揚げものの予感から、ワインリストから選んだのが、ラングドッグ、ドメーヌ・アントニャックの「La Closerie Lys Les Furuitieres」。 メルローをメインに、シラー、カベルネフラン、グルナッシュでバランスをとった、心地いい飲み口のミディアムボディだ。 そして、そこへ登場したのが、今宵のメインディッシュ、謂わば「廣田のカキフライ」。俗に呼ぶ「カキボール」が健在であるのが、なんだかとっても嬉しい。 初めて目にした時の驚嘆までの驚きはさすがにもうないけれど、やっぱりこの異形牡蠣フライは、感嘆に値する。 そんな牡蠣フライをトングで掴めば、なるほどの重量感。 こんなに重たい牡蠣フライが他にあるでしょか(笑)。 ただ、檸檬を搾っただけのカキボールへは、齧りついたりはせずに、半切にするようにナイフを入れていく。 しっかりした外殻の衣があっけなく割れれば、立ち上る湯気。解れて顔を出す牡蠣、カキ、かき。 三陸産の小さめの牡蠣を15から20個使っているンだそう。 小さめの牡蠣を使っているからこそ、より凝縮感のある牡蠣が堪能できるという仕立てになっているんだ。 やっぱりいいなぁ。 やるなぁ、「廣田のカキフライ」・ 添えてくれた千切りキャベツも何気に旨いことも特筆しておきましょう。 続くお皿には、「地鶏のグリルと牛頬肉の煮込み」。 まずは、ほろほろと柔らかに煮込まれたホホ肉にニッコリ。 赤ワインに合わない訳のない、という逸品は、赤黒いだけともとれる肉片に至るまで、意外なまでに丁寧な時間がかかっているのかもしれません。そして旨味迸る地鶏の身とクリームのソースの取り合わせもセンスを感じさせる美味しさだ。

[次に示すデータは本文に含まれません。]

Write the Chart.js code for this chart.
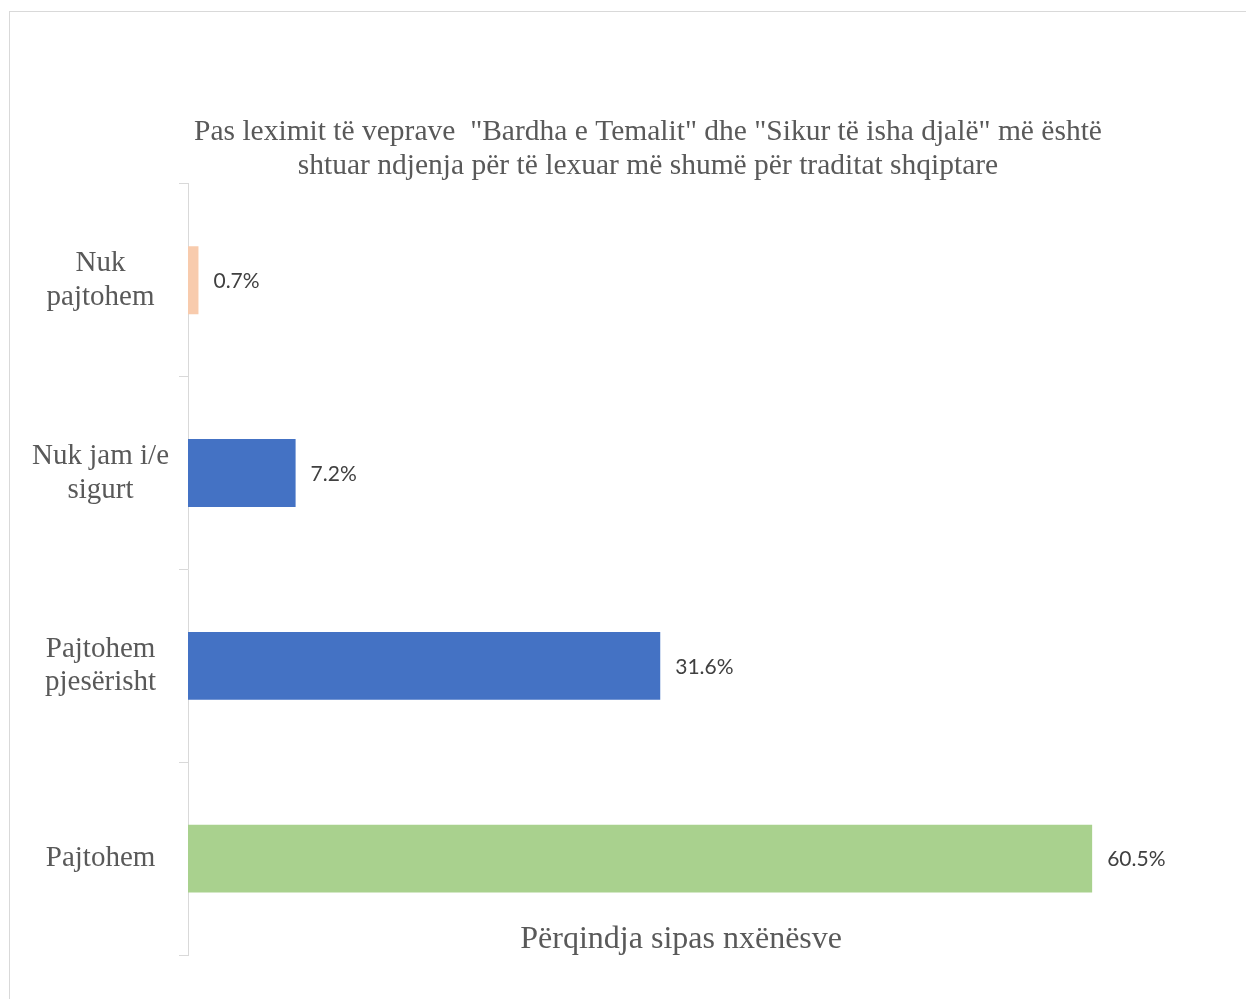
<!DOCTYPE html>
<html>
<head>
<meta charset="utf-8">
<script src="https://cdn.jsdelivr.net/npm/chart.js@4/dist/chart.umd.min.js"></script>
<style>
  body { margin: 0; background: #fff; overflow: hidden; }
  #frame {
    position: absolute; left: 9px; top: 11px;
    width: 1300px; height: 1100px;
    border: 1px solid #D9D9D9;
  }
  #wrap { position: absolute; left: 0; top: 0; width: 1300px; height: 999px; }
</style>
</head>
<body>
<div id="frame"></div>
<div id="wrap"><canvas id="chart"></canvas></div>
<script>
const categories = [
	['Nuk', 'pajtohem'],
	['Nuk jam i/e', 'sigurt'],
	['Pajtohem', 'pjesërisht'],
	'Pajtohem'
];
const percentages = [0.7, 7.2, 31.6, 60.5];
const barColors = ['#F8CBAD', '#4472C4', '#4472C4', '#A9D18E'];
const titleLines = [
	'Pas leximit të veprave  "Bardha e Temalit" dhe "Sikur të isha djalë" më është',
	'shtuar ndjenja për të lexuar më shumë për traditat shqiptare'
];
const axisCaption = 'Përqindja sipas nxënësve';
const axisMax = 72;
// the caption sits under the part of the plot that holds bars
const captionSpanPct = 66;

const serif = '"Liberation Serif", "Times New Roman", serif';
const textGray = '#595959';
const lineGray = '#D9D9D9';

// value labels to the right of each bar, plus the axis caption inside the plot
const barLabels = {
	id: 'barLabels',
	afterDatasetsDraw(chart) {
		const ctx = chart.ctx;
		const meta = chart.getDatasetMeta(0);
		ctx.save();
		ctx.font = '21px Lato, "Open Sans", sans-serif';
		ctx.fillStyle = '#404040';
		ctx.textAlign = 'left';
		ctx.textBaseline = 'middle';
		meta.data.forEach((bar, i) => {
			ctx.fillText(percentages[i].toFixed(1) + '%', bar.x + 15, bar.y + 1);
		});

		const x = chart.scales.x;
		ctx.font = '32px ' + serif;
		ctx.fillStyle = textGray;
		ctx.textAlign = 'center';
		ctx.fillText(axisCaption, x.getPixelForValue(captionSpanPct / 2), chart.chartArea.bottom - 15);
		ctx.restore();
	}
};

new Chart(document.getElementById('chart'), {
	type: 'bar',
	data: {
		labels: categories,
		datasets: [{
			data: percentages,
			backgroundColor: barColors,
			borderWidth: 0,
			barPercentage: 0.352,
			categoryPercentage: 1
		}]
	},
	plugins: [barLabels],
	options: {
		indexAxis: 'y',
		responsive: true,
		maintainAspectRatio: false,
		animation: false,
		layout: {
			padding: { left: 32, right: 36, top: 0, bottom: 43 }
		},
		plugins: {
			legend: { display: false },
			tooltip: { enabled: false },
			title: {
				display: true,
				text: titleLines,
				color: textGray,
				font: { family: serif, size: 29.5, weight: 'normal', lineHeight: 1.15 },
				padding: { top: 115, bottom: 1 }
			}
		},
		scales: {
			x: {
				display: false,
				min: 0,
				max: axisMax
			},
			y: {
				grid: {
					drawOnChartArea: false,
					drawTicks: true,
					tickLength: 9,
					color: lineGray
				},
				border: { color: lineGray, width: 1 },
				ticks: {
					crossAlign: 'center',
					padding: 10,
					color: textGray,
					font: { family: serif, size: 29, lineHeight: 1.17 }
				},
				afterFit(scale) {
					scale.width = 156;
				}
			}
		}
	}
});
</script>
</body>
</html>
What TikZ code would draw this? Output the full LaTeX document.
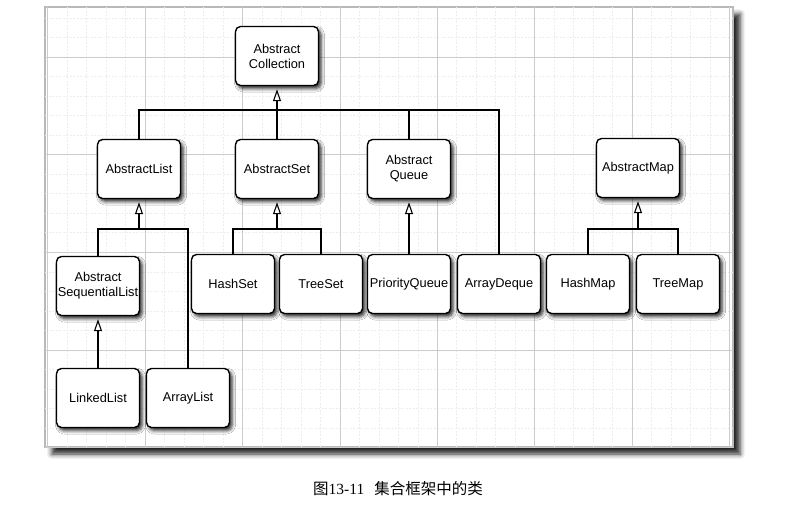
\documentclass[tikz,border=0pt]{standalone}
\usepackage{fontspec}
\setmainfont{Liberation Sans}
\newfontfamily\cjk{Noto Sans CJK SC}
\newfontfamily\capserif{Liberation Serif}
\usetikzlibrary{arrows.meta,shadows.blur}

\begin{document}
\begin{tikzpicture}[x=1pt,y=-1pt,
	cls/.style={draw=black,line width=1.4pt,rounded corners=5pt,fill=white,
		minimum width=83pt,minimum height=59pt,inner sep=1pt,align=center,
		font=\fontsize{12.8}{15}\selectfont,
		blur shadow={shadow xshift=2.5pt,shadow yshift=-3pt,shadow blur radius=3.5pt,shadow opacity=85}},
	inh/.style={-{Triangle[open,length=12pt,width=8pt,line width=1.1pt]},line width=1.2pt,shorten >=3pt},
	link/.style={line width=1.2pt},
	majorline/.style={gray!40,line width=0.6pt},
	minorline/.style={gray!14,line width=0.4pt,dash pattern=on 2pt off 1.5pt}]

	\useasboundingbox (0,0) rectangle (810,515);
	
	\draw[gray!55,line width=1.2pt,fill=white,
		blur shadow={shadow xshift=7pt,shadow yshift=-7pt,shadow blur radius=5pt,shadow opacity=85}]
		(45,7) rectangle (733,447);
	
	\begin{scope}
		\clip (45,7) rectangle (733,447);
		\foreach \i in {0,...,36}
			\draw[minorline] ({47.6+19.48*\i},7) -- ++(0,440);
		\foreach \i in {0,...,24}
			\draw[minorline] (45,{-40.6+19.52*\i}) -- ++(688,0);
		\foreach \i in {0,...,7}
			\draw[majorline] ({47.6+97.4*\i},7) -- ++(0,440);
		\foreach \i in {1,...,5}
			\draw[majorline] (45,{-40.6+97.6*\i}) -- ++(688,0);
	\end{scope}
	
	\node[cls] (coll) at (277,56) {Abstract\\Collection};
	
	\node[cls] (alist) at (139,169) {AbstractList};
	\node[cls] (aset) at (277,169) {AbstractSet};
	\node[cls] (aqueue) at (409,169) {Abstract\\Queue};
	\node[cls] (amap) at (638,168) {AbstractMap};
	
	\node[cls] (aseq) at (98,286) {Abstract\\SequentialList};
	\node[cls] (hset) at (233,284) {HashSet};
	\node[cls] (tset) at (321,284) {TreeSet};
	\node[cls] (pqueue) at (409,284) {PriorityQueue};
	\node[cls] (adeque) at (499,284) {ArrayDeque};
	\node[cls] (hmap) at (588,284) {HashMap};
	\node[cls] (tmap) at (678,284) {TreeMap};
	
	\node[cls] (llist) at (98,398) {LinkedList};
	\node[cls] (arlist) at (188,398) {ArrayList};
	
	\coordinate (top) at (277,110);
	\coordinate (mid) at (277,229);
	
	\draw[link] (alist.north) |- (adeque.north |- top) -- (adeque.north);
	\draw[link] (aqueue.north) -- (aqueue.north |- top);
	\draw[inh] (aset.north) -- (coll.south);
	
	\draw[link] (aseq.north) |- (arlist.north |- mid) -- (arlist.north);
	\draw[inh] (alist.south |- mid) -- (alist.south);
	\draw[link] (hset.north) |- (tset.north |- mid) -- (tset.north);
	\draw[inh] (aset.south |- mid) -- (aset.south);
	\draw[inh] (pqueue.north) -- (aqueue.south);
	\draw[link] (hmap.north) |- (tmap.north |- mid) -- (tmap.north);
	\draw[inh] (amap.south |- mid) -- (amap.south);
	
	\draw[inh] (llist.north) -- (aseq.south);
	
	\node[font=\fontsize{15.5}{18}\selectfont] (cap) at (398,489) {\cjk 图\capserif 13-11\hspace{10pt}\cjk 集合框架中的类};
	
\end{tikzpicture}
\end{document}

シメのところで、「牛肉とペコリーノチーズのパスタ」。柔らかくも滋味深い牛のレアなところにたっぷりとチーズの雪が降り積もる見栄え。 改めて全体をひと和えすると、どこかジャンクですらあるまぜ麺的表情が顔を出す。 肉に負けない平打ち麺とソースの力強さにグイと魅きつけられて、うんまいとまたニッコリだ。
カジュアルにして実力派な「ワイン食堂」が「ポットリー」の夜の顔。ふらっと寄って、カウンター。 グラスのワインで、お任せで合うものをいただいて、すっと帰る。 そんな使い方もいいのじゃないかな。